Combining Simulation With Reality
Recently, several sim-to-real paradigms have been introduced, to mitigate the need for extensive and costly real-world demonstration data by conducting extensive learning in simulation environments, followed by migration to real-world settings.
Real2Sim2real: It enhanced Imitation learning in real-world scenarios by leveraging reinforcement learning RL trained in a “digital twin” simulation environment
TRANSIC: It enhances sim-to-real transfer performance through several steps: first, robots are trained using RL to establish foundational strategies within a simulation environment. Then, these strategies are implemented on real robots, with humans intervening and correcting behaviors in real-time via remote control when errors occur.
Robot Learning and Control
Imitation learning aims to minimize data usage by collecting high-quality demonstrations. To improve data efficiency, reduce interaction costs, and ensure safety, Offline RL + Online RL is proposed. In this approach, offline RL is first used to learn policies from a static large-scale dataset collected in advance. These strategies are then deployed in real environments for real-time interaction and exploration, and adjustments are made based on feedback. The representative Imitation Learning methods from human demonstrations are ALOHA.
Challenges and Limitations
A common assumption in IL methods is that the demonstrations will be optimal, performed by an expert demonstrator. However, this assumption is too restrictive when it comes to learning from demonstrations in a variety of cases. First, it is very difficult to obtain a large number of high-quality human expert demonstrations, as this requires a lot of time and effort. In addition, humans are easily affected by various factors such as link interference and physical fatigue when performing tasks, which makes the demonstration data lose its reference value to a certain extent. Second, combining demonstration data obtained from different human experts can improve the diversity of the dataset and the stability of the model. However, a crowdsources dataset will inevitably have a wide range of behavior optimality since it is collected from users with varying levels of expertise.

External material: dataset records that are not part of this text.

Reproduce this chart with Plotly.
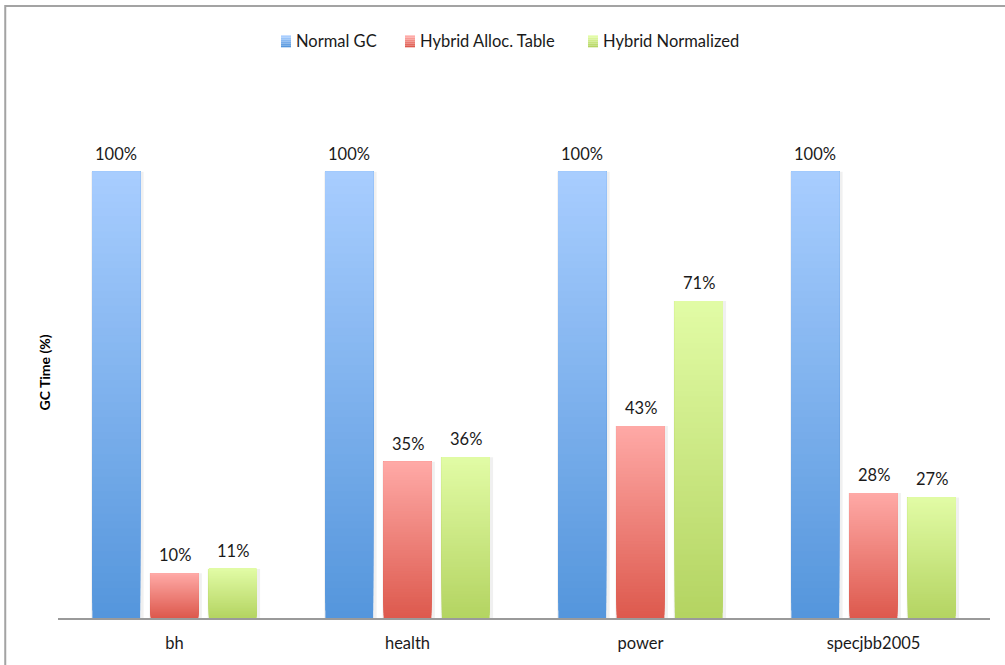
import plotly.graph_objects as go

# Benchmarks and GC time relative to the normal collector (%)
benchmarks = ["bh", "health", "power", "specjbb2005"]
normal_gc = [100, 100, 100, 100]
hybrid_alloc_table = [10, 35, 43, 28]
hybrid_normalized = [11, 36, 71, 27]

series = [
    ("Normal GC", normal_gc, (85, 150, 220), (169, 206, 255), -0.25),
    ("Hybrid Alloc. Table", hybrid_alloc_table, (221, 90, 78), (255, 170, 167), 0.0),
    ("Hybrid Normalized", hybrid_normalized, (180, 212, 98), (226, 252, 166), 0.25),
]

BAR_W = 0.205
STEPS = 60
FONT = "Lato, 'Open Sans', sans-serif"
TXT = "#1a1a1a"
PLOT_W = 1005 - 58 - 15
PX_PER_CAT = PLOT_W / len(benchmarks)


def mix(c0, c1, t):
    return "rgb({},{},{})".format(*[round(a + (b - a) * t) for a, b in zip(c0, c1)])


fig = go.Figure()

# each bar is layered from darker (bottom) to lighter (top) to build a vertical gradient
for name, vals, dark, light, shift in series:
    # soft drop shadow behind each bar
    fig.add_trace(go.Bar(
        x=benchmarks, y=vals, base=[0] * len(vals),
        width=BAR_W + 0.02, offset=shift - BAR_W / 2 - 0.005,
        marker=dict(color="rgba(0,0,0,0.06)", line=dict(width=0)),
        showlegend=False, hoverinfo="skip",
    ))
    for i in range(STEPS):
        t = i / STEPS
        fig.add_trace(go.Bar(
            x=benchmarks,
            y=[v * (1 - t) for v in vals],
            base=[v * t for v in vals],
            width=BAR_W, offset=shift - BAR_W / 2,
            marker=dict(color=mix(dark, light, t), line=dict(width=0)),
            showlegend=False, hoverinfo="skip",
        ))

annotations = []
# value labels above bars
for name, vals, dark, light, shift in series:
    for cat, v in zip(benchmarks, vals):
        annotations.append(dict(
            x=cat, y=v, text=f"{v}%", showarrow=False,
            xanchor="center", yanchor="bottom",
            xshift=shift * PX_PER_CAT, yshift=6,
            font=dict(family=FONT, size=16.5, color=TXT),
        ))

# legend row drawn as swatches and labels
legend_x = [281, 405, 588]
shapes = []
for (name, vals, dark, light, shift), lx in zip(series, legend_x):
    for k in range(6):
        t = 1 - k / 5
        shapes.append(dict(
            type="rect", xref="paper", yref="paper",
            x0=(lx - 58) / PLOT_W, x1=(lx + 10 - 58) / PLOT_W,
            y0=(620 - 47 + k * 2) / 493, y1=(620 - 47 + (k + 1) * 2) / 493,
            fillcolor=mix(dark, light, k / 5), line=dict(width=0),
        ))
    annotations.append(dict(
        text=name, xref="paper", yref="paper",
        x=(lx + 13 - 58) / PLOT_W, y=(620 - 41) / 493,
        xanchor="left", yanchor="middle", showarrow=False,
        font=dict(family=FONT, size=16.5, color=TXT),
    ))

annotations.append(dict(
    text="<b>GC Time (%)</b>", textangle=-90,
    xref="paper", yref="paper", x=-0.014, y=0.5,
    xanchor="center", yanchor="middle", showarrow=False,
    font=dict(family=FONT, size=14, color="#000000"),
))

# chart frame
shapes.append(dict(
    type="rect", xref="paper", yref="paper",
    x0=-0.0566, x1=1.2, y0=-0.3, y1=1.2465,
    line=dict(color="#a3a3a3", width=2), layer="below",
))

fig.update_layout(
    width=1005, height=665,
    margin=dict(l=58, r=15, t=127, b=45),
    paper_bgcolor="white", plot_bgcolor="white",
    barmode="overlay",
    showlegend=False,
    font=dict(family=FONT, size=16.5, color=TXT),
    xaxis=dict(
        range=[-0.5, 3.5], showline=True, linecolor="#9a9a9a", linewidth=2,
        showgrid=False, zeroline=False, ticks="", ticklabelstandoff=9,
        tickfont=dict(family=FONT, size=16.5, color=TXT),
    ),
    yaxis=dict(
        range=[0, 110], showticklabels=False, showgrid=False,
        zeroline=False, showline=False, ticks="",
    ),
    annotations=annotations,
    shapes=shapes,
)

fig.write_html("out.html")
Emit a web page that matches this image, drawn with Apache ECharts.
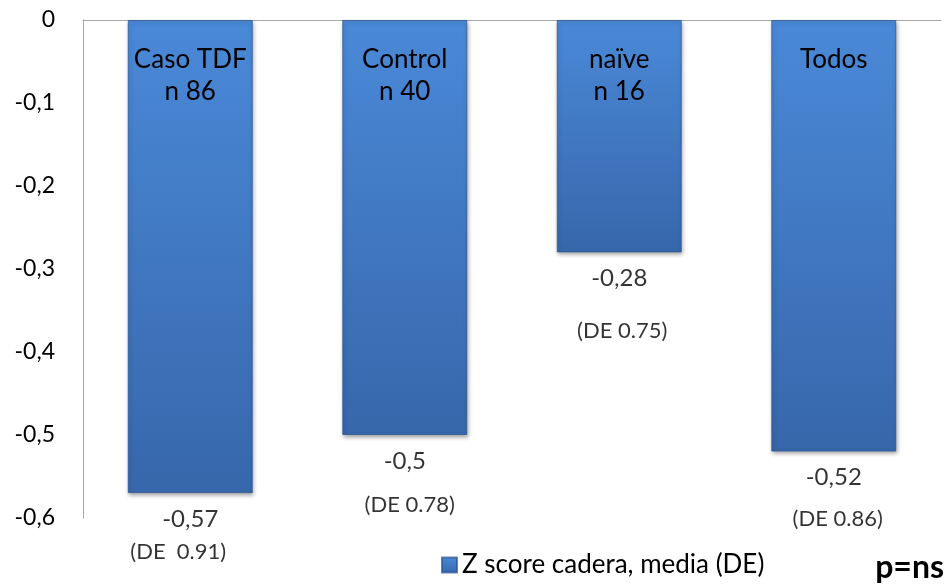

The naive solution to imperfect demonstrations would be to discard the non-optimal ones. However, this screening process is often impractical since it requires significant human effort. Therefore, researchers have been increasingly interested in developing methods that can learn from imperfect demonstrations. By effectively leveraging human demonstration data, robotic systems can achieve higher levels of performance and adaptability, enabling them to more effectively perform complex tasks in dynamic environments.
Conclusion
Imitation learning has demonstrated significant value in embodied intelligence by enabling robots to efficiently acquire complex behaviors through expert demonstrations. This approach mitigates the necessity for extensive trial-and-error processes and facilitates quicker adaptation to real-world tasks. Nevertheless, challenges persist, including the dependence on high-quality demonstrations and the requirement for improved generalization to novel scenarios. Future advancements in algorithms and data integration are expected to further enhance the capabilities of imitation learning, paving the way for more sophisticated and autonomous robotic systems.